The request: Write out, word for word, every line from the first one through the line that holds "mnw_values = [204, 204]", and nothing else; skip the pictures.

Data shown:
_ _ _
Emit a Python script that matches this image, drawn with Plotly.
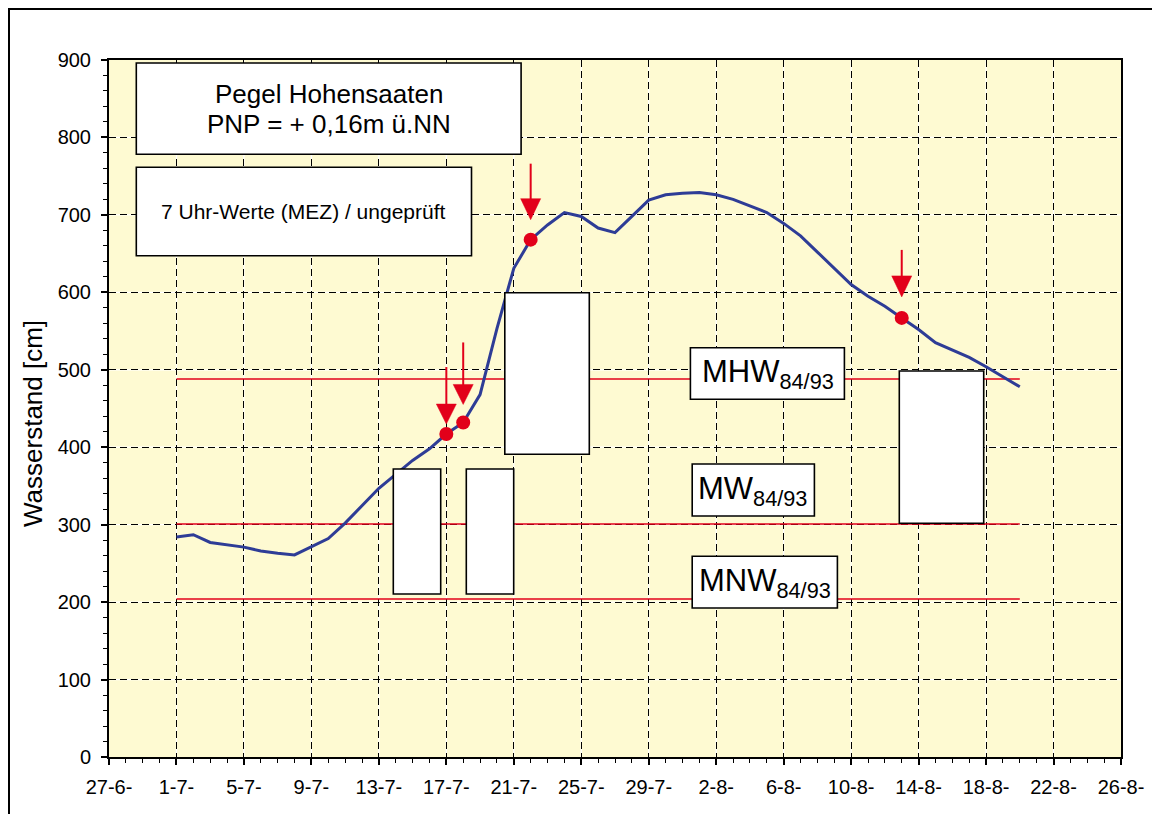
import plotly.graph_objects as go

# ---------------- data ----------------
dates = [
    "1997-07-01", "1997-07-02", "1997-07-03", "1997-07-04", "1997-07-05", "1997-07-06",
    "1997-07-07", "1997-07-08", "1997-07-09", "1997-07-10", "1997-07-11", "1997-07-12",
    "1997-07-13", "1997-07-14", "1997-07-15", "1997-07-16", "1997-07-17", "1997-07-18",
    "1997-07-19", "1997-07-20", "1997-07-21", "1997-07-22", "1997-07-23", "1997-07-24",
    "1997-07-25", "1997-07-26", "1997-07-27", "1997-07-28", "1997-07-29", "1997-07-30",
    "1997-07-31", "1997-08-01", "1997-08-02", "1997-08-03", "1997-08-04", "1997-08-05",
    "1997-08-06", "1997-08-07", "1997-08-08", "1997-08-09", "1997-08-10", "1997-08-11",
    "1997-08-12", "1997-08-13", "1997-08-14", "1997-08-15", "1997-08-16", "1997-08-17",
    "1997-08-18", "1997-08-19", "1997-08-20",
]
water_level = [
    284, 287, 277, 274, 271, 266,
    263, 261, 272, 282, 302, 325,
    347, 365, 383, 398, 417, 432,
    468, 553, 631, 668, 687, 703,
    698, 683, 677, 698, 719, 726,
    728, 729, 726, 720, 712, 703,
    689, 673, 652, 631, 610, 595,
    582, 567, 552, 535, 526, 516,
    504, 491, 478,
]
marker_dates = ["1997-07-17", "1997-07-18", "1997-07-22", "1997-08-13"]
marker_values = [417, 432, 668, 567]

ref_dates = ["1997-07-01", "1997-08-20"]
mhw_values = [488, 488]
mw_values = [301, 301]
mnw_values = [204, 204]

tick_dates = [
    "1997-06-27", "1997-07-01", "1997-07-05", "1997-07-09", "1997-07-13", "1997-07-17",
    "1997-07-21", "1997-07-25", "1997-07-29", "1997-08-02", "1997-08-06", "1997-08-10",
    "1997-08-14", "1997-08-18", "1997-08-22", "1997-08-26",
]
tick_labels = [
    "27-6-", "1-7-", "5-7-", "9-7-", "13-7-", "17-7-", "21-7-", "25-7-", "29-7-",
    "2-8-", "6-8-", "10-8-", "14-8-", "18-8-", "22-8-", "26-8-",
]
y_ticks = [0, 100, 200, 300, 400, 500, 600, 700, 800, 900]

# ---------------- styling ----------------
FONT = "Liberation Sans, Arial, sans-serif"
RED = "#E2001A"
BLUE = "#2E3C96"
BG = "#FEFAD2"

PAGE_W, PAGE_H = 1160, 814
OFF = 8  # default body margin of the html page
# plot area in page pixels
L, T, R, B = 109, 60, 1121, 757
W, H = R - L, B - T


def fx(x):
    return (x - L) / W


def fy(y):
    return (B - y) / H


fig = go.Figure()

for vals in (mhw_values, mw_values, mnw_values):
    fig.add_trace(go.Scatter(x=ref_dates, y=vals, mode="lines",
                             line=dict(color=RED, width=1.5), hoverinfo="skip"))

fig.add_trace(go.Scatter(x=dates, y=water_level, mode="lines",
                         line=dict(color=BLUE, width=3)))
fig.add_trace(go.Scatter(x=marker_dates, y=marker_values, mode="markers",
                         marker=dict(color=RED, size=14, line=dict(width=0))))

shapes = []

# white underlay for the dashed grid
for v in y_ticks[1:-1]:
    shapes.append(dict(type="line", xref="paper", yref="y", x0=0, x1=1, y0=v, y1=v,
                       line=dict(color="white", width=1.3), layer="below"))
for d in tick_dates[1:-1]:
    shapes.append(dict(type="line", xref="x", yref="paper", x0=d, x1=d, y0=0, y1=1,
                       line=dict(color="white", width=1.3), layer="below"))

# arrows above the marked points (pixel offsets: tip, triangle top, line top)
arrow_geom = [(10, 30, 67), (18, 38, 80), (20, 41, 76), (21, 42, 68)]
for d, v, (tip, ttop, ltop) in zip(marker_dates, marker_values, arrow_geom):
    shapes.append(dict(type="line", xref="x", yref="y", xsizemode="pixel", ysizemode="pixel",
                       xanchor=d, yanchor=v, x0=0, x1=0, y0=ttop - 2, y1=ltop,
                       line=dict(color=RED, width=2), layer="above"))
    shapes.append(dict(type="path", xref="x", yref="y", xsizemode="pixel", ysizemode="pixel",
                       xanchor=d, yanchor=v,
                       path=f"M -10,{ttop} L 10,{ttop} L 0,{tip} Z",
                       fillcolor=RED, line=dict(color=RED, width=0.5), layer="above"))

# white boxes (page pixel positions)
boxes = [
    (136.3, 63, 521.1, 154.3),
    (136.3, 167.3, 471.5, 255.7),
    (393.3, 469, 440.7, 594),
    (466.3, 469, 513.7, 594),
    (504.8, 292.7, 589.3, 454.3),
    (899.3, 371, 983.7, 523.3),
    (690.4, 347.7, 844.4, 399.3),
    (692.2, 464, 814.4, 516),
    (692.2, 556.3, 837.4, 608),
]
for x0, y0, x1, y1 in boxes:
    shapes.append(dict(type="rect", xref="paper", yref="paper",
                       x0=fx(x0), x1=fx(x1), y0=fy(y1), y1=fy(y0),
                       fillcolor="white", line=dict(color="black", width=1.6), layer="above"))

# outer frame (left and top edges visible)
shapes.append(dict(type="rect", xref="paper", yref="paper",
                   x0=fx(OFF + 1), x1=fx(1400), y0=fy(1000), y1=fy(OFF + 1),
                   fillcolor="rgba(0,0,0,0)", line=dict(color="black", width=2), layer="above"))

annotations = [
    dict(text="Pegel Hohensaaten", x=fx(328.7), y=fy(94), size=26),
    dict(text="PNP = + 0,16m ü.NN", x=fx(328.7), y=fy(124), size=26),
    dict(text="7 Uhr-Werte (MEZ) / ungeprüft", x=fx(303.9), y=fy(211), size=21),
    dict(text="MHW<sub>84/93</sub>", x=fx(768), y=fy(374), size=31),
    dict(text="MW<sub>84/93</sub>", x=fx(752), y=fy(491), size=31),
    dict(text="MNW<sub>84/93</sub>", x=fx(765), y=fy(583), size=31),
]
ann = []
for a in annotations:
    ann.append(dict(text=a["text"], x=a["x"], y=a["y"], xref="paper", yref="paper",
                    xanchor="center", yanchor="middle", showarrow=False,
                    font=dict(family=FONT, size=a["size"], color="black")))
ann.append(dict(text="Wasserstand [cm]", x=fx(33), y=fy(424), xref="paper", yref="paper",
                xanchor="center", yanchor="middle", showarrow=False, textangle=-90,
                font=dict(family=FONT, size=26, color="black")))

fig.update_layout(
    width=PAGE_W - OFF, height=PAGE_H - OFF,
    margin=dict(l=L - OFF, r=PAGE_W - R, t=T - OFF, b=PAGE_H - B, autoexpand=False),
    paper_bgcolor="white", plot_bgcolor=BG,
    showlegend=False,
    font=dict(family=FONT, color="black"),
    shapes=shapes, annotations=ann,
    xaxis=dict(
        type="date", range=[tick_dates[0], tick_dates[-1]],
        tickmode="array", tickvals=tick_dates, ticktext=tick_labels,
        ticks="outside", ticklen=6, tickwidth=1.5, tickcolor="black",
        tickfont=dict(family=FONT, size=20, color="black"), ticklabelstandoff=5,
        showline=True, linecolor="black", linewidth=2, mirror=True,
        showgrid=True, gridcolor="black", gridwidth=1.3, griddash="7px,4px",
        zeroline=False,
        minor=dict(ticks="outside", ticklen=4, tickwidth=1.3, tickcolor="black",
                   dtick=86400000, tick0=tick_dates[0], showgrid=False),
    ),
    yaxis=dict(
        range=[0, 900], tickmode="array", tickvals=y_ticks,
        ticks="outside", ticklen=6, tickwidth=1.5, tickcolor="black",
        tickfont=dict(family=FONT, size=20, color="black"), ticklabelstandoff=6,
        showline=True, linecolor="black", linewidth=2, mirror=True,
        showgrid=True, gridcolor="black", gridwidth=1.3, griddash="7px,4px",
        zeroline=False,
        minor=dict(ticks="outside", ticklen=4, tickwidth=1.3, tickcolor="black",
                   dtick=20, tick0=0, showgrid=False),
    ),
)

fig.write_html("out.html")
_ _ _
Task response:
Emit a Python script that matches this image, drawn with Plotly.
import plotly.graph_objects as go

# ---------------- data ----------------
dates = [
    "1997-07-01", "1997-07-02", "1997-07-03", "1997-07-04", "1997-07-05", "1997-07-06",
    "1997-07-07", "1997-07-08", "1997-07-09", "1997-07-10", "1997-07-11", "1997-07-12",
    "1997-07-13", "1997-07-14", "1997-07-15", "1997-07-16", "1997-07-17", "1997-07-18",
    "1997-07-19", "1997-07-20", "1997-07-21", "1997-07-22", "1997-07-23", "1997-07-24",
    "1997-07-25", "1997-07-26", "1997-07-27", "1997-07-28", "1997-07-29", "1997-07-30",
    "1997-07-31", "1997-08-01", "1997-08-02", "1997-08-03", "1997-08-04", "1997-08-05",
    "1997-08-06", "1997-08-07", "1997-08-08", "1997-08-09", "1997-08-10", "1997-08-11",
    "1997-08-12", "1997-08-13", "1997-08-14", "1997-08-15", "1997-08-16", "1997-08-17",
    "1997-08-18", "1997-08-19", "1997-08-20",
]
water_level = [
    284, 287, 277, 274, 271, 266,
    263, 261, 272, 282, 302, 325,
    347, 365, 383, 398, 417, 432,
    468, 553, 631, 668, 687, 703,
    698, 683, 677, 698, 719, 726,
    728, 729, 726, 720, 712, 703,
    689, 673, 652, 631, 610, 595,
    582, 567, 552, 535, 526, 516,
    504, 491, 478,
]
marker_dates = ["1997-07-17", "1997-07-18", "1997-07-22", "1997-08-13"]
marker_values = [417, 432, 668, 567]

ref_dates = ["1997-07-01", "1997-08-20"]
mhw_values = [488, 488]
mw_values = [301, 301]
mnw_values = [204, 204]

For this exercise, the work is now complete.